Invest Ophthalmol Vis Sci; 57(9): OCT314-23, 2016 07 01.
Artigo em Inglês | MEDLINE | ID: mdl-27409488


To determine the sensitivity of the combination of optical coherence tomography angiography (OCTA) and structural optical coherence tomography (OCT) for detecting type 1 neovascularization (NV) and to determine significant factors that preclude visualization of type 1 NV using OCTA.
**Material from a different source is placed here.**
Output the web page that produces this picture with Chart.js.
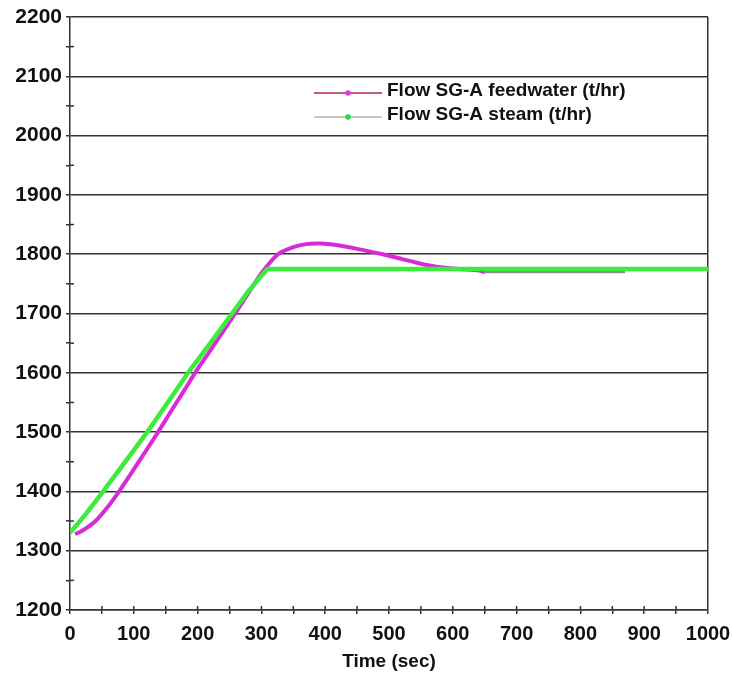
<!DOCTYPE html>
<html>
<head>
<meta charset="utf-8">
<script src="https://cdn.jsdelivr.net/npm/chart.js@4.4.1/dist/chart.umd.min.js"></script>
<style>
  html, body { margin: 0; padding: 0; background: #fff; }
  #wrap { width: 732px; height: 678px; }
</style>
</head>
<body>
<div id="wrap"><canvas id="flowChart" width="732" height="678"></canvas></div>
<script>
// Donnees
const feedTime = [8, 20, 40, 60, 77, 100, 120, 138, 160, 180, 196, 220, 240, 259, 280, 300, 326, 350, 370, 392, 420, 450, 490, 520, 550, 580, 610, 640, 650, 700, 800, 870];
const feedFlow = [1328, 1334, 1350, 1375, 1400, 1437, 1470, 1500, 1538, 1572, 1600, 1638, 1670, 1700, 1735, 1768, 1800, 1812, 1817, 1818, 1815, 1809, 1800, 1792, 1784, 1778, 1775, 1773, 1770, 1770, 1770, 1770];
const steamTime = [0, 25, 52, 90, 121, 150, 185, 220, 254, 280, 309, 1000];
const steamFlow = [1330, 1362, 1400, 1455, 1500, 1545, 1600, 1650, 1700, 1738, 1775, 1775];
const seriesLabels = ['Flow SG-A feedwater (t/hr)', 'Flow SG-A steam (t/hr)'];
const xTitle = 'Time (sec)';

const DARK = '#333333';
const MAGENTA = '#d82ad8';
const GREEN = '#3cec3c';

// petites graduations qui traversent les axes
const innerTicks = {
  id: 'innerTicks',
  afterDraw(chart) {
    const c = chart.ctx;
    const xs = chart.scales.x;
    const ys = chart.scales.y;
    c.save();
    c.strokeStyle = DARK;
    c.lineWidth = 1.5;
    ys.ticks.forEach(t => {
      if (t.value % 100 === 0) return;
      const y = ys.getPixelForValue(t.value);
      c.beginPath();
      c.moveTo(xs.left, y);
      c.lineTo(xs.left + 4, y);
      c.stroke();
    });
    xs.ticks.forEach(t => {
      if (t.value === 0 || t.value === 1000) return;
      const x = xs.getPixelForValue(t.value);
      c.beginPath();
      c.moveTo(x, ys.bottom);
      c.lineTo(x, ys.bottom - 4);
      c.stroke();
    });
    c.restore();
  }
};

// legende dessinee dans la zone du graphique
const insideLegend = {
  id: 'insideLegend',
  afterDraw(chart) {
    const c = chart.ctx;
    const rows = [
      { y: 93, line: '#c45a90', dot: '#e03ce0', text: seriesLabels[0] },
      { y: 117, line: '#c8c8b4', dot: '#22dd44', text: seriesLabels[1] }
    ];
    c.save();
    rows.forEach(r => {
      c.strokeStyle = r.line;
      c.lineWidth = 2;
      c.beginPath();
      c.moveTo(314, r.y);
      c.lineTo(382, r.y);
      c.stroke();
      c.fillStyle = r.dot;
      c.beginPath();
      c.arc(348, r.y, 2.8, 0, Math.PI * 2);
      c.fill();
      c.fillStyle = '#111';
      c.font = 'bold 19px "Liberation Sans", Arial, sans-serif';
      c.textBaseline = 'middle';
      c.textAlign = 'left';
      c.fillText(r.text, 387, r.y - 2);
    });
    c.restore();
  }
};

new Chart(document.getElementById('flowChart'), {
  type: 'line',
  data: {
    datasets: [
      {
        label: seriesLabels[0],
        data: feedTime.map((t, i) => ({ x: t, y: feedFlow[i] })),
        borderColor: MAGENTA,
        borderWidth: 4,
        pointRadius: 0,
        tension: 0.2,
        order: 1,
        segment: {
          borderColor: ctx => ctx.p0.parsed.x >= 650 ? '#8a8a8a' : MAGENTA,
          borderWidth: ctx => ctx.p0.parsed.x >= 650 ? 2.5 : 4
        }
      },
      {
        label: seriesLabels[1],
        data: steamTime.map((t, i) => ({ x: t, y: steamFlow[i] })),
        borderColor: GREEN,
        borderWidth: 4.5,
        pointRadius: 0,
        tension: 0,
        order: 0
      }
    ]
  },
  options: {
    responsive: false,
    animation: false,
    layout: { padding: { top: 17, right: 24, bottom: 0, left: 0 } },
    plugins: {
      legend: { display: false },
      tooltip: { enabled: false }
    },
    scales: {
      x: {
        type: 'linear',
        min: 0,
        max: 1000,
        afterFit: s => { s.height = 68; s.paddingLeft = 0; s.paddingRight = 0; },
        border: { color: DARK, width: 1.5 },
        grid: {
          color: ctx => ctx.tick && ctx.tick.value === 1000 ? DARK : 'rgba(0,0,0,0)',
          lineWidth: 1.5,
          tickColor: DARK,
          tickLength: 4
        },
        ticks: {
          stepSize: 50,
          maxRotation: 0,
          autoSkip: false,
          padding: 8,
          color: '#111',
          font: { family: '"Liberation Sans", Arial, sans-serif', weight: 'bold', size: 20 },
          callback: v => v % 100 === 0 ? v : ''
        },
        title: {
          display: true,
          text: xTitle,
          color: '#111',
          padding: { top: 2, bottom: 5 },
          font: { family: '"Liberation Sans", Arial, sans-serif', weight: 'bold', size: 19 }
        }
      },
      y: {
        min: 1200,
        max: 2200,
        afterFit: s => { s.width = 70; s.paddingTop = 0; s.paddingBottom = 0; },
        border: { color: DARK, width: 1.5 },
        grid: {
          color: ctx => ctx.tick && ctx.tick.value % 100 === 0 ? DARK : 'rgba(0,0,0,0)',
          lineWidth: 1.5,
          tickColor: DARK,
          tickLength: 4
        },
        ticks: {
          stepSize: 50,
          autoSkip: false,
          padding: 4,
          color: '#111',
          font: { family: '"Liberation Sans", Arial, sans-serif', weight: 'bold', size: 21 },
          callback: v => v % 100 === 0 ? v : ''
        }
      }
    }
  },
  plugins: [innerTicks, insideLegend]
});
</script>
</body>
</html>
Multicenter, retrospective cohort study of 115 eyes from 100 patients with type 1 NV. A retrospective review of fluorescein (FA), OCT, and OCTA imaging was performed on a consecutive series of eyes with type 1 NV from five institutions. Unmasked graders utilized FA and structural OCT data to determine the diagnosis of type 1 NV. Masked graders evaluated FA data alone, en face OCTA data alone and combined en face OCTA and structural OCT data to determine the presence of type 1 NV. Sensitivity analyses were performed using combined FA and OCT data as the reference standard.


A total of 105 eyes were diagnosed with type 1 NV using the reference. Of these, 90 (85.7%) could be detected using en face OCTA and structural OCT. The sensitivities of FA data alone and en face OCTA data alone for visualizing type 1 NV were the same (66.7%). Significant factors that precluded visualization of NV using en face OCTA included the height of pigment epithelial detachment, low signal strength, and treatment-naïve disease (P < 0.05, respectively).


En face OCTA and structural OCT showed better detection of type 1 NV than either FA alone or en face OCTA alone. Combining en face OCTA and structural OCT information may therefore be a useful way to noninvasively diagnose and monitor the treatment of type 1 NV.